Мы находимся в среде, которая не православная, но христианская, поэтому у нас нет противостояния, какое может быть между безбожным большинством и верующими. Границы стираются очень легко, и люди должны очень глубоко вдуматься и “вмолиться” в свое православие для того, чтобы, с одной стороны, остаться православными, не давая размыть свое православие тем, что видят в других вероисповеданиях, и с другой стороны, не отвергать веру других людей, которые иногда догматически с нами резко расходятся, но жизнью своей превосходят нас, православных. Я помню слова одного протестантского богослова о том, что еретиком можно быть не только исповедуя догматическую ложь, но и тем, что, исповедуя правду, своей жизнью ты доказываешь, что в нее не веришь… Очень часто бывает, что мы, православные, живем богослужебной жизнью, молитвенной жизнью, читаем святых отцов — и забываем о том, что Христос на Страшном суде нас спросит не о том, каково было наше богословское образование или даже наша конкретная вера в то или другое, а спросит: голодного накормили? бездомного пустили под кров? нищего одели? больного в больнице посетили? не постыдились посетить человека, которого посадили в тюрьму?.. Это мы делаем меньше, чем делают протестанты, и мы должны от них учиться. Не говоря о том, что тем, что они не православны, они ставят перед нами вопросы, на которые нам надо уметь ответить. Потому что сказать: “Мы правы, а вы неправы” — недостаточно. Иногда, ставя нам вопрос, они заставляют нас задуматься над тем, над, чем мы не задумывались, потому что это стало плотью и кровью нашей, естественно для нас, мы больше не думаем об этом, мы этим живем, — а они требуют ответа.
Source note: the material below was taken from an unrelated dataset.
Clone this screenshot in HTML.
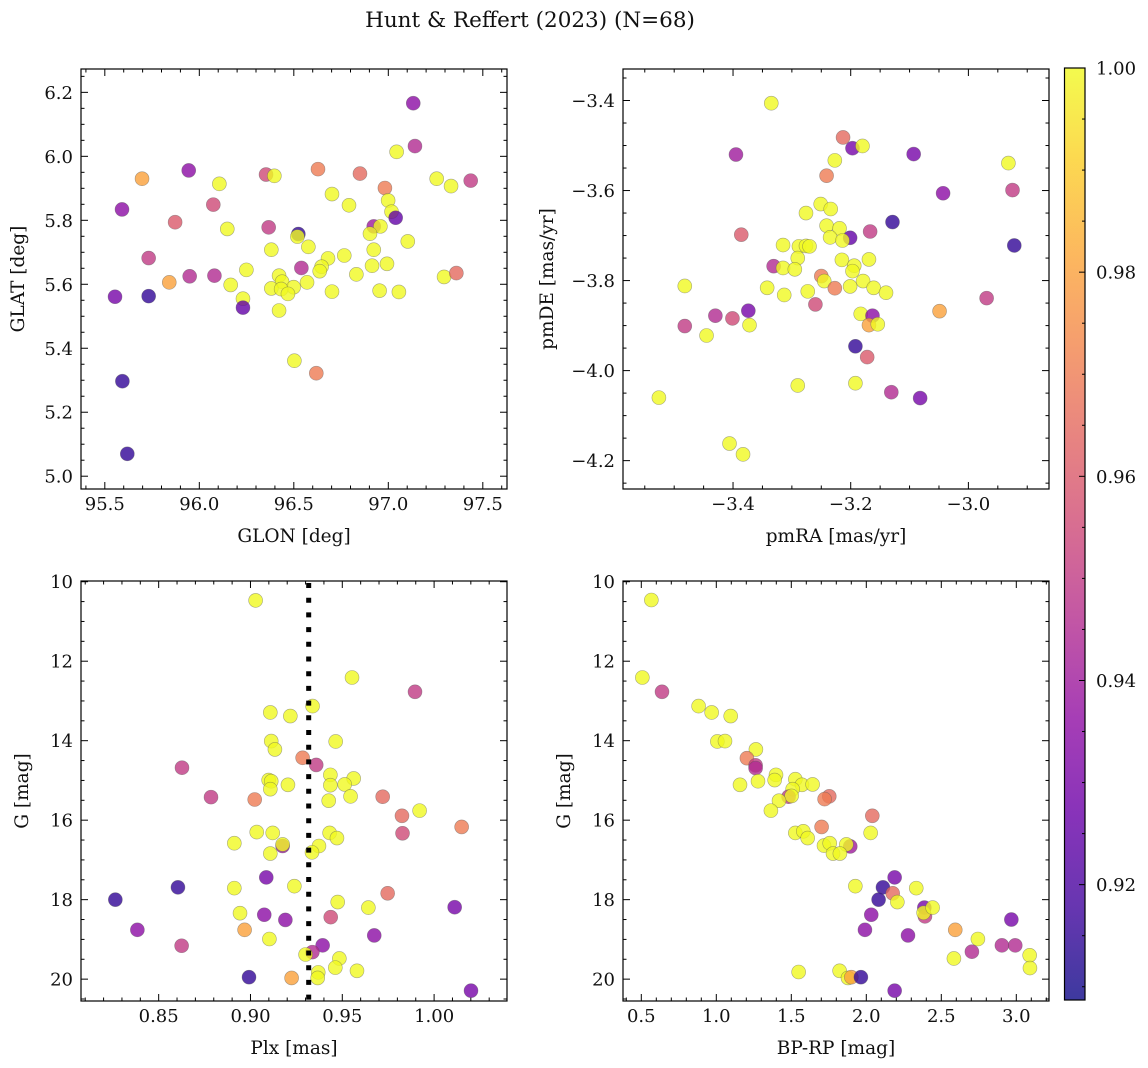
<!DOCTYPE html>
<html><head><meta charset="utf-8">
<style>
html,body{margin:0;padding:0;background:#fff;}
svg{display:block;font-family:"DejaVu Serif","Liberation Serif",serif;}
</style></head>
<body>
<svg id="fig" width="1148" height="1068" viewBox="0 0 1148 1068" xmlns="http://www.w3.org/2000/svg">
<rect width="1148" height="1068" fill="#fff"/>
<text x="530" y="27" font-size="21.5" text-anchor="middle" fill="#111">Hunt &amp; Reffert (2023) (N=68)</text>
</svg>
<script>
// ---------- data ----------
const glon = [97.132,97.141,97.044,96.628,96.850,96.353,96.397,95.944,95.697,96.106,97.256,97.332,97.436,96.982,96.702,96.792,96.999,97.017,97.039,96.074,95.591,95.872,96.148,96.367,96.923,96.958,96.524,96.519,96.903,97.103,96.577,96.381,95.732,96.681,96.767,96.923,96.914,96.993,96.647,96.637,96.540,96.249,96.831,95.949,96.080,95.841,96.166,96.422,96.438,96.570,96.499,96.381,96.433,96.469,97.295,97.360,96.702,96.954,97.056,95.554,95.732,96.231,96.231,96.422,96.503,96.619,95.593,95.619];
const glat = [6.166,6.032,6.014,5.960,5.946,5.943,5.939,5.956,5.930,5.914,5.930,5.907,5.924,5.901,5.882,5.847,5.862,5.827,5.808,5.849,5.834,5.794,5.773,5.778,5.781,5.781,5.757,5.749,5.758,5.734,5.717,5.708,5.682,5.681,5.690,5.708,5.658,5.664,5.655,5.641,5.651,5.645,5.631,5.625,5.627,5.606,5.598,5.627,5.608,5.606,5.591,5.587,5.585,5.570,5.623,5.635,5.577,5.580,5.576,5.561,5.563,5.555,5.527,5.518,5.361,5.322,5.297,5.070];
const prob1 = [.935,.945,1,.97,.965,.955,1,.935,.98,1,1,1,.95,.97,1,1,1,1,.925,.955,.935,.96,1,.95,.94,1,.915,1,1,1,1,1,.95,1,1,1,1,1,1,1,.945,1,1,.945,.945,.98,1,1,1,1,1,1,1,1,1,.965,1,1,1,.93,.915,1,.925,1,1,.97,.915,.915];

const pmra = [-3.335,-3.213,-3.197,-3.180,-3.395,-3.093,-3.227,-2.932,-3.241,-3.043,-2.925,-3.251,-3.234,-3.276,-3.129,-3.241,-3.219,-3.386,-3.167,-3.235,-3.201,-3.214,-2.922,-3.315,-3.288,-3.276,-3.270,-3.290,-3.215,-3.169,-3.331,-3.315,-3.295,-3.194,-3.197,-3.250,-3.245,-3.482,-3.342,-3.227,-3.201,-3.179,-3.161,-3.140,-3.313,-3.273,-2.969,-3.260,-3.049,-3.374,-3.430,-3.401,-3.183,-3.163,-3.169,-3.154,-3.482,-3.372,-3.445,-3.192,-3.172,-3.290,-3.192,-3.131,-3.082,-3.526,-3.406,-3.383];
const pmde = [-3.406,-3.482,-3.506,-3.501,-3.520,-3.519,-3.533,-3.539,-3.567,-3.606,-3.599,-3.630,-3.641,-3.650,-3.670,-3.678,-3.684,-3.698,-3.691,-3.704,-3.705,-3.711,-3.722,-3.721,-3.724,-3.723,-3.724,-3.750,-3.754,-3.753,-3.768,-3.772,-3.775,-3.767,-3.779,-3.790,-3.801,-3.812,-3.816,-3.817,-3.813,-3.801,-3.816,-3.827,-3.832,-3.824,-3.839,-3.853,-3.868,-3.867,-3.878,-3.884,-3.874,-3.878,-3.899,-3.897,-3.901,-3.899,-3.922,-3.946,-3.970,-4.033,-4.028,-4.048,-4.061,-4.060,-4.162,-4.186];
const prob2 = [1,.965,.93,1,.94,.93,1,1,.97,.935,.95,1,1,1,.915,1,1,.96,.95,1,.925,1,.915,1,1,1,1,1,1,1,.945,1,1,1,1,.97,1,1,1,.97,1,1,1,1,1,1,.95,.955,.98,.93,.945,.955,1,.935,.98,1,.95,1,1,.915,.96,1,1,.945,.93,1,1,1];

const plx = [.9028,.9553,.9896,.9338,.9108,.9217,.9113,.9133,.9464,.9284,.9358,.9435,.9562,.9099,.9113,.9204,.9435,.9513,.9108,.8627,.8785,.9023,.9545,.9426,.9720,.9825,.9921,1.0150,.9828,.9034,.9121,.8912,.9175,.9175,.9108,.9373,.9335,.9431,.9471,.9086,.8605,.8264,.8912,.9239,.9747,.9475,.9642,1.0112,.8943,.9075,.9190,.9437,.8384,.8968,.9674,.8625,.9103,.9393,.9337,.9300,.9484,.9462,.9580,.9369,.9366,.8992,.9224,1.0201];
const gmag3 = [10.47,12.41,12.77,13.13,13.29,13.38,14.01,14.22,14.02,14.43,14.61,14.86,14.95,14.99,15.02,15.11,15.12,15.10,15.22,14.68,15.42,15.48,15.40,15.51,15.41,15.89,15.76,16.17,16.33,16.30,16.32,16.58,16.65,16.61,16.84,16.65,16.81,16.32,16.45,17.44,17.69,18.00,17.71,17.66,17.84,18.06,18.20,18.19,18.34,18.38,18.51,18.44,18.76,18.76,18.90,19.16,18.99,19.15,19.32,19.38,19.48,19.71,19.79,19.83,19.97,19.95,19.97,20.29];
const prob3 = [1,1,.95,1,1,1,1,1,1,.97,.95,1,1,1,1,1,1,1,1,.95,.95,.97,1,1,.965,.965,1,.97,.955,1,1,1,.94,1,1,1,1,1,1,.93,.915,.915,1,1,.965,1,1,.93,1,.935,.935,.955,.935,.98,.935,.95,1,.935,.945,1,1,1,1,1,1,.915,.98,.93];
const plxRef = [0.9317];

const bprp = [.567,.507,.638,.882,.969,1.096,1.007,1.058,1.264,1.204,1.262,1.262,1.398,1.389,1.527,1.571,1.642,1.158,1.278,1.509,1.482,1.502,1.418,1.753,1.722,1.364,2.040,2.029,1.702,1.527,1.580,1.609,1.893,1.867,1.718,1.756,1.778,1.824,1.927,2.189,2.111,2.082,2.176,2.207,2.333,2.387,2.391,2.382,2.442,2.033,1.991,2.278,2.593,2.744,2.967,2.704,2.904,2.993,2.584,3.089,3.091,1.549,1.822,1.878,1.900,1.964,2.189];
const gmag4 = [10.46,12.41,12.77,13.13,13.29,13.38,14.02,14.01,14.22,14.44,14.62,14.69,14.86,14.99,14.97,15.11,15.10,15.11,15.02,15.22,15.41,15.39,15.51,15.40,15.47,15.76,15.89,16.32,16.17,16.32,16.28,16.45,16.66,16.61,16.64,16.58,16.84,16.84,17.66,17.44,17.69,18.00,17.84,18.06,17.71,18.20,18.42,18.33,18.20,18.38,18.76,18.90,18.76,18.99,18.50,19.31,19.15,19.15,19.48,19.40,19.72,19.82,19.79,19.97,19.95,19.95,20.29];
const prob4 = [1,1,.95,1,1,1,1,1,1,.97,.95,.945,1,1,1,1,1,1,1,1,.95,1,1,.965,.97,1,.965,1,.97,1,1,1,.94,1,1,1,1,1,1,.93,.915,.915,.965,1,1,.93,.95,1,1,.935,.935,.935,.98,1,.93,.945,.945,.945,1,1,1,1,1,1,.98,.915,.93];

const cbTicks = [0.92,0.94,0.96,0.98,1.00];
const cbRange = [0.9087,1.0];

// ---------- helpers ----------
const NS = "http://www.w3.org/2000/svg";
const svg = document.getElementById('fig');
const TICKFS = 18, LABFS = 18.5;
function mk(tag, attrs, parent){
  const e = document.createElementNS(NS, tag);
  for (const k in attrs) e.setAttribute(k, attrs[k]);
  (parent||svg).appendChild(e);
  return e;
}
const stops = ["#0d0887","#41049d","#6a00a8","#8f0da4","#b12a90","#cc4778","#e16462","#f2844b","#fca636","#fcce25","#f0f921"];
function hex(h){return [parseInt(h.substr(1,2),16),parseInt(h.substr(3,2),16),parseInt(h.substr(5,2),16)];}
function plasma(t){
  t = Math.max(0, Math.min(1, t));
  const s = t*10, i = Math.min(9, Math.floor(s)), f = s - i;
  const a = hex(stops[i]), b = hex(stops[i+1]);
  return "rgb(" + a.map((v,k)=>Math.round(v+(b[k]-v)*f)).join(",") + ")";
}
function colorOf(p){ return plasma((p - cbRange[0])/(cbRange[1]-cbRange[0])); }
function fmt(v, d){ const s = Math.abs(v).toFixed(d); return (v < -1e-9 ? "\u2212" : "") + s; }

function panel(cfg){
  const g = mk('g', {});
  
  
  const {x0,y0,w,h,xd,yd} = cfg;
  const sx = v => x0 + (v - xd[0])/(xd[1]-xd[0])*w;
  const sy = v => y0 + (v - yd[0])/(yd[1]-yd[0])*h;
  const tg = mk('g', {stroke:"#000","stroke-width":1}, g);
  
  
  const lo = Math.min(xd[0],xd[1]), hi = Math.max(xd[0],xd[1]);
  for (let k = Math.ceil(lo/cfg.xminor - 1e-6); k*cfg.xminor <= hi + 1e-9; k++){
    const v = k*cfg.xminor, X = sx(v);
    const major = Math.abs(v/cfg.xmajor - Math.round(v/cfg.xmajor)) < 1e-4;
    const L = major ? 7 : 3.5;
    mk('line', {x1:X,x2:X,y1:y0+h,y2:y0+h-L}, tg);
    mk('line', {x1:X,x2:X,y1:y0,y2:y0+L}, tg);
    if (major){
      const t = mk('text', {x:X, y:y0+h+21, "font-size":TICKFS, "text-anchor":"middle", fill:"#111", stroke:"none"}, g);
      
      
      t.textContent = fmt(v, cfg.xdec);
    }
  }
  const ylo = Math.min(yd[0],yd[1]), yhi = Math.max(yd[0],yd[1]);
  for (let k = Math.ceil(ylo/cfg.yminor - 1e-6); k*cfg.yminor <= yhi + 1e-9; k++){
    const v = k*cfg.yminor, Y = sy(v);
    const major = Math.abs(v/cfg.ymajor - Math.round(v/cfg.ymajor)) < 1e-4;
    const L = major ? 7 : 3.5;
    mk('line', {x1:x0,x2:x0+L,y1:Y,y2:Y}, tg);
    mk('line', {x1:x0+w,x2:x0+w-L,y1:Y,y2:Y}, tg);
    if (major){
      const t = mk('text', {x:x0-8, y:Y+6.5, "font-size":TICKFS, "text-anchor":"end", fill:"#111", stroke:"none"}, g);
      
      
      t.textContent = fmt(v, cfg.ydec);
    }
  }
  const pg = mk('g', {}, g);
  
  
  for (let i = 0; i < cfg.xs.length; i++){
    const c = mk('circle', {cx:sx(cfg.xs[i]), cy:sy(cfg.ys[i]), r:7, fill:colorOf(cfg.cs[i]), "fill-opacity":0.8, stroke:"#555", "stroke-opacity":0.5, "stroke-width":0.6}, pg);
    
    
  }
  if (cfg.vline){
    const X = sx(cfg.vline[0]);
    const l = mk('line', {x1:X,x2:X,y1:y0,y2:y0+h,stroke:"#000","stroke-width":5,"stroke-dasharray":"5,9.7","stroke-dashoffset":"-2"}, g);
    
    
  }
  const fr = mk('rect', {x:x0,y:y0,width:w,height:h,fill:"none",stroke:"#000","stroke-width":1.2}, g);
  
  
  const xl = mk('text', {x:x0+w/2, y:y0+h+53, "font-size":LABFS, "text-anchor":"middle", fill:"#111"}, g);
  
  
  xl.textContent = cfg.xlabel;
  const yl = mk('text', {x:0, y:0, "font-size":LABFS, "text-anchor":"middle", fill:"#111", transform:`translate(${x0-cfg.ylOff},${y0+h/2}) rotate(-90)`}, g);
  
  
  yl.textContent = cfg.ylabel;
}

panel({name:"glon-glat-panel", x0:81,y0:69,w:426,h:420, xd:[95.374,97.628], yd:[6.273,4.960],
  xmajor:0.5,xminor:0.1,xdec:1, ymajor:0.2,yminor:0.05,ydec:1, xs:glon,ys:glat,cs:prob1,
  xlabel:"GLON [deg]", ylabel:"GLAT [deg]", ylOff:57});
panel({name:"proper-motion-panel", x0:623,y0:69,w:426,h:420, xd:[-3.587,-2.863], yd:[-3.330,-4.263],
  xmajor:0.2,xminor:0.05,xdec:1, ymajor:0.2,yminor:0.05,ydec:1, xs:pmra,ys:pmde,cs:prob2,
  xlabel:"pmRA [mas/yr]", ylabel:"pmDE [mas/yr]", ylOff:70});
panel({name:"parallax-mag-panel", x0:81,y0:581,w:426,h:420, xd:[0.8077,1.0397], yd:[9.982,20.55],
  xmajor:0.05,xminor:0.01,xdec:2, ymajor:2,yminor:0.5,ydec:0, xs:plx,ys:gmag3,cs:prob3, vline:plxRef,
  xlabel:"Plx [mas]", ylabel:"G [mag]", ylOff:53});
panel({name:"cmd-panel", x0:623,y0:581,w:426,h:420, xd:[0.378,3.218], yd:[9.982,20.55],
  xmajor:0.5,xminor:0.1,xdec:1, ymajor:2,yminor:0.5,ydec:0, xs:bprp,ys:gmag4,cs:prob4,
  xlabel:"BP-RP [mag]", ylabel:"G [mag]", ylOff:53});

// ---------- colorbar ----------
(function(){
  const cx = 1064.5, cw = 20.5, ctop = 68, cbot = 1000;
  const g = mk('g', {});
  
  
  const defs = mk('defs', {}, g);
  const lg = mk('linearGradient', {id:"cbgrad", x1:0, y1:1, x2:0, y2:0}, defs);
  for (let i = 0; i <= 20; i++){
    mk('stop', {offset:(i/20), "stop-color":plasma(i/20), "stop-opacity":0.8}, lg);
  }
  const r = mk('rect', {x:cx, y:ctop, width:cw, height:cbot-ctop, fill:"url(#cbgrad)", stroke:"#000", "stroke-width":1.2}, g);
  
  
  const cy = p => cbot - (p - cbRange[0])/(cbRange[1]-cbRange[0])*(cbot-ctop);
  for (let p = 0.91; p <= 1.0001; p += 0.005){
    const Y = cy(p);
    const major = cbTicks.some(t => Math.abs(t-p) < 1e-4);
    mk('line', {x1:cx+cw, x2:cx+cw-(major?6:3), y1:Y, y2:Y, stroke:"#000", "stroke-width":1}, g);
  }
  cbTicks.forEach(t => {
    const tx = mk('text', {x:cx+cw+11, y:cy(t)+6.5, "font-size":TICKFS, fill:"#111"}, g);
    
    
    tx.textContent = t.toFixed(2);
  });
})();
</script>
</body></html>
Так что каким-то образом то, что вы живете в христианской среде другой конфессионально, помогает вам лучше прочувствовать свою веру?
Да, несомненно. Например, я приехал сюда из Франции. Во Франции вся наша православная жизнь была русская и происходила на русском языке·, с небольшими отклонениями на французский. А когда я приехал сюда и у меня почти не было слов, для того чтобы говорить о православии, — а это мне пришлось делать очень быстро после приезда — я вдруг увидел, что многое, что я говорил и что было доходчиво, понятно на французском или на русском языке, основывалось не только на строгости мысли, а на “поэзии”, на том, что я хорошо знаю тот и другой язык. Не зная английского языка, я вдруг обнаружил: нет, нужно очень строго, точно знать, что ты говоришь, и уметь доказать, объяснить то, что думаешь.
И так сорок шесть лет прошло, и ваш приход теперь в основном англоязычный?
Он в основном англоязычный. Большинство людей в приходе сейчас говорят на английском языке, считая и русских, которые здесь. Очень немногочисленны те, кто совсем не понимают английской речи, и для них мы, конечно, ведем беседы и занятия, общаемся с ними. Но наша цель — не перейти на английский язык, мы хотим остаться частью Русской православной Церкви. Но мы считаем (и об этом еще в двадцатые годы писал Бердяев), что не напрасно Бог рассеял нас, как пшеницу на поле, для того чтобы принести православие, т.е. полноту христианской, евангельской веры, в страны, где она захирела или где вкрались ошибки. Поэтому мы не закрываем своих дверей никому.